Publié le 04/04/2016
Mauro Ettorre y croit dur comme fer, on pourra bientôt recharger son téléphone mobile sans effort particulier. Le chercheur rennais travaille à la mise au point d’un système de transfert d’énergie sans fil capable de recharger une batterie à distance. Le nom de ce projet : Wirefree.
S’il existe des milliards de smartphones et autres appareils électroniques mobiles, il existe tout autant de chargeurs et câbles auxquels il faut quotidiennement brancher l’appareil pour conserver la possibilité de se connecter. Qui supprimera ce dernier fil à la patte de la mobilité, verra s’ouvrir devant lui un immense marché. Tous les grands noms de l’industrie électronique s’y intéressent de près et des premières solutions de chargement sans fil sont commercialisées.
La technologie d’induction magnétique Qi (prononcer tchi) est la plus répandue. Elle a notamment été choisie par le géant du meuble en kit, Ikea, pour équiper mobilier et objets de la maison. Pour recharger la batterie de cette façon, deux conditions : que l’appareil mobile soit compatible Qi, et qu’il soit posé sur une zone dédiée. Car la distance entre transmetteur et récepteur d’énergie ne peut pas excéder 5 centimètres.

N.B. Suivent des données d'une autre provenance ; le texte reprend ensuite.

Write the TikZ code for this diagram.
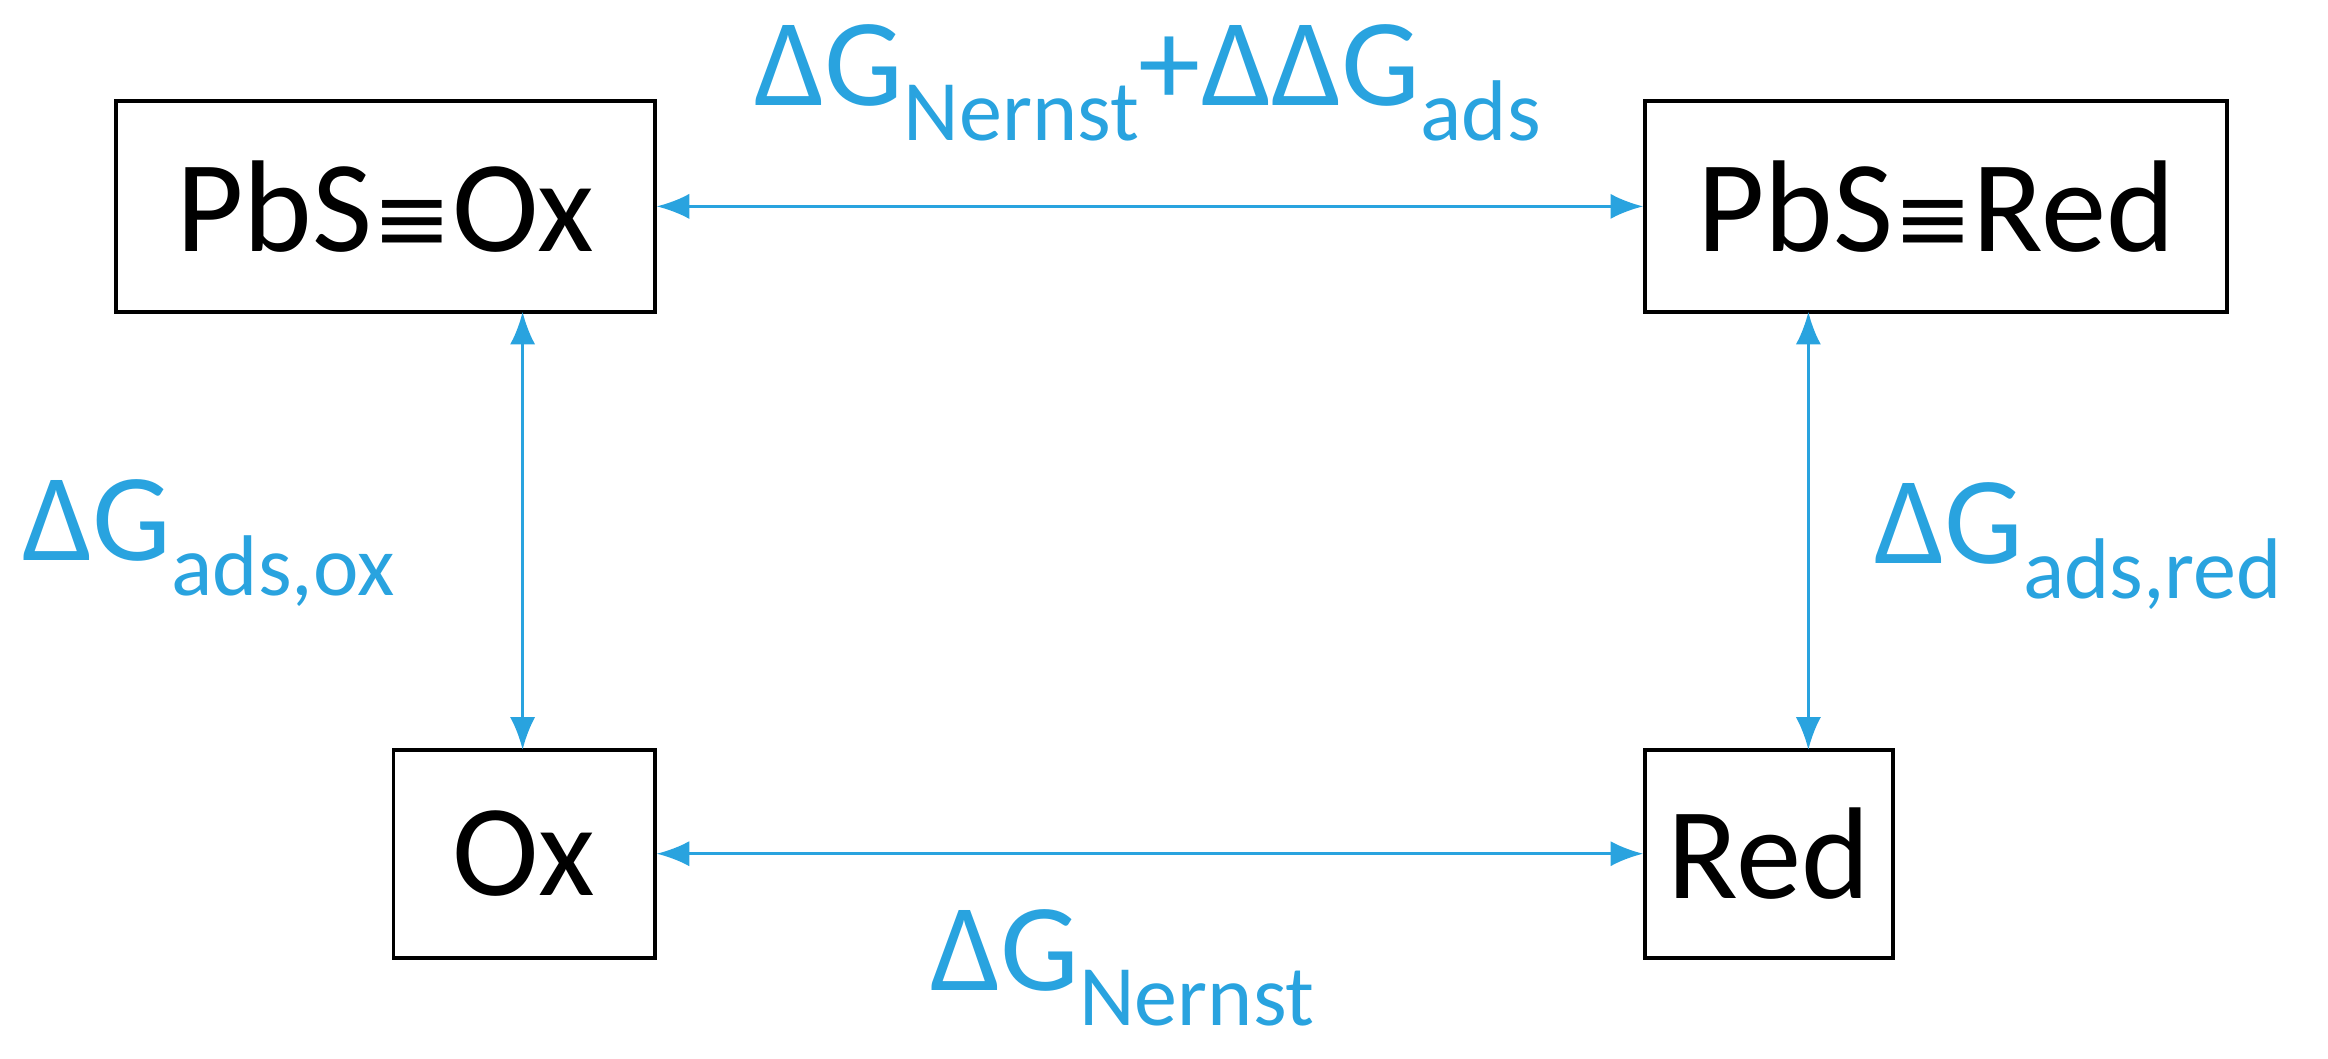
\documentclass[tikz,border=0pt]{standalone}
\usepackage{fontspec}
\setmainfont{Carlito}
\newfontfamily\dvs{DejaVu Sans}
\definecolor{lb}{HTML}{29A3DF}
\newcommand{\sbx}[1]{\raisebox{-0.28em}{\fontsize{58}{62}\selectfont #1}}
\begin{document}
\begin{tikzpicture}[x=1pt,y=-1pt,
  box/.style={draw,line width=2.5pt,inner sep=0pt,font=\fontsize{88}{92}\selectfont},
  arr/.style={lb,line width=2pt,{Latex[length=22pt,width=17pt]}-{Latex[length=22pt,width=17pt]}},
  lab/.style={lb,font=\fontsize{84}{88}\selectfont,inner sep=0pt}]
\usetikzlibrary{arrows.meta}
\useasboundingbox (0,0) rectangle (1568,713);
\node[box,minimum width=363pt,minimum height=142pt] (a) at (259.5,139) {PbS{\dvs\fontsize{64}{64}\selectfont≡}Ox};
\node[box,minimum width=392pt,minimum height=142pt] (b) at (1304,139) {PbS{\dvs\fontsize{64}{64}\selectfont≡}Red};
\node[box,minimum width=176pt,minimum height=140pt] (c) at (353,575) {Ox};
\node[box,minimum width=167pt,minimum height=140pt] (d) at (1191.5,575) {Red};
\coordinate (a1) at (352,210); \coordinate (c1) at (352,505);
\coordinate (b1) at (1218,210); \coordinate (d1) at (1218,505);
\draw[arr] (a.east) -- (b.west);
\draw[arr] (c.east) -- (d.west);
\draw[arr] (a1) -- (c1);
\draw[arr] (b1) -- (d1);
\node[lab] (t) at (773,56) {ΔG\sbx{Nernst}+ΔΔG\sbx{ads}};
\node[lab,anchor=west] (l) at (15,366) {ΔG\sbx{ads,ox}};
\node[lab,anchor=west] (r) at (1262,368) {ΔG\sbx{ads,red}};
\node[lab] (bt) at (756,652) {ΔG\sbx{Nernst}};
\end{tikzpicture}
\end{document}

Avec le projet Wirefree, Mauro Ettorre, chercheur à l’IETR, vise à terme une complète liberté : un système capable de transférer l’énergie à distance, tout comme la Wi-Fi transporte l’information dans toute la maison. L’idée consiste à concentrer l’énergie en direction de l’appareil à charger : “Le champ électromagnétique des systèmes actuels est en forme de pomme : il rayonne dans toutes les directions. En plaçant des charges inductives, on parvient à façonner le rayonnement. Ce qui revient à additionner un ensemble de petites pommes pour focaliser le transfert d’énergie dans une direction.”
Avantages attendus du champ électromagnétique ainsi contrôlé et confiné : le transfert d’énergie sera plus efficace, il permettra de charger un appareil sur une distance de quelques mètres, et il évitera un rayonnement non contrôlé en espace libre. Car c’est un des problèmes qui brident le développement du transfert d’énergie sans fil : l’exposition aux radiofréquences nécessaires à la charge d’une batterie pourrait avoir des conséquences sur la santé.
La caractérisation des expositions induites par les futurs systèmes de transfert d’énergie sans fil est précisément le thème d’un autre projet, Expo_WPT*, mené en parallèle par un chercheur, lui-aussi de l’IETR, Maxim Zhadobov. Pour ce dernier, les risques liés aux radiofréquences sont de deux natures : “En fréquence haute, il s’agit de l’échauffement des tissus. En fréquence basse, il s’agit d’interférences possibles avec les courants qui existent naturellement dans le système nerveux. Le système étudié dans Wirefree est à la frontière des deux. On retrouve donc potentiellement les deux phénomènes : échauffement des tissus et courants induits. Pour nous, le premier défi est de caractériser les niveaux et les seuils d’exposition de façon précise. Ensuite, nous étudierons les solutions et scénarios, en particulier les niveaux limites de puissance, qui permettront de minimiser l’exposition de l’utilisateur tout en conservant une bonne efficacité du transfert d’énergie.”
Mauro Ettorre, se montre quant à lui résolument optimiste, il est convaincu que Wirefree pourrait générer des retombées considérables. La solution qui permet de concentrer le rayonnement dans une direction n’a pas d’équivalent pour l’instant. Et elle laisse entrevoir qu’il sera possible de trouver un bon compromis entre efficacité et absence de risque pour la santé. Au-delà des mobiles, une foule d’objets connectés pourraient être concernés.
Le projet, démarré en novembre 2014, est à mi-parcours. Il reste à mettre au point un prototype capable de recharger un PC mobile en situation réelle pour montrer la faisabilité du système. Puis à convaincre un industriel, si possible français, pour transformer la belle idée en solution.
Wirefree en bref
- Porteur du projet et unique partenaire : laboratoire IETR (Institut d’électronique et de télécommunications de Rennes, UMR CNRS 6164).
- Aide au financement : ANR (Agence nationale de la recherche)
- Durée : 36 mois
- Coût global : 713 k€
(*) Également cité car complémentaire, Expo_WPT est un projet ANSES (Agence nationale de sécurité sanitaire de l’alimentation, de l’environnement et du travail). Il est mené par l’IETR en partenariat avec l’IRSET (Institut de recherche sur la santé, l’environnement et le travail).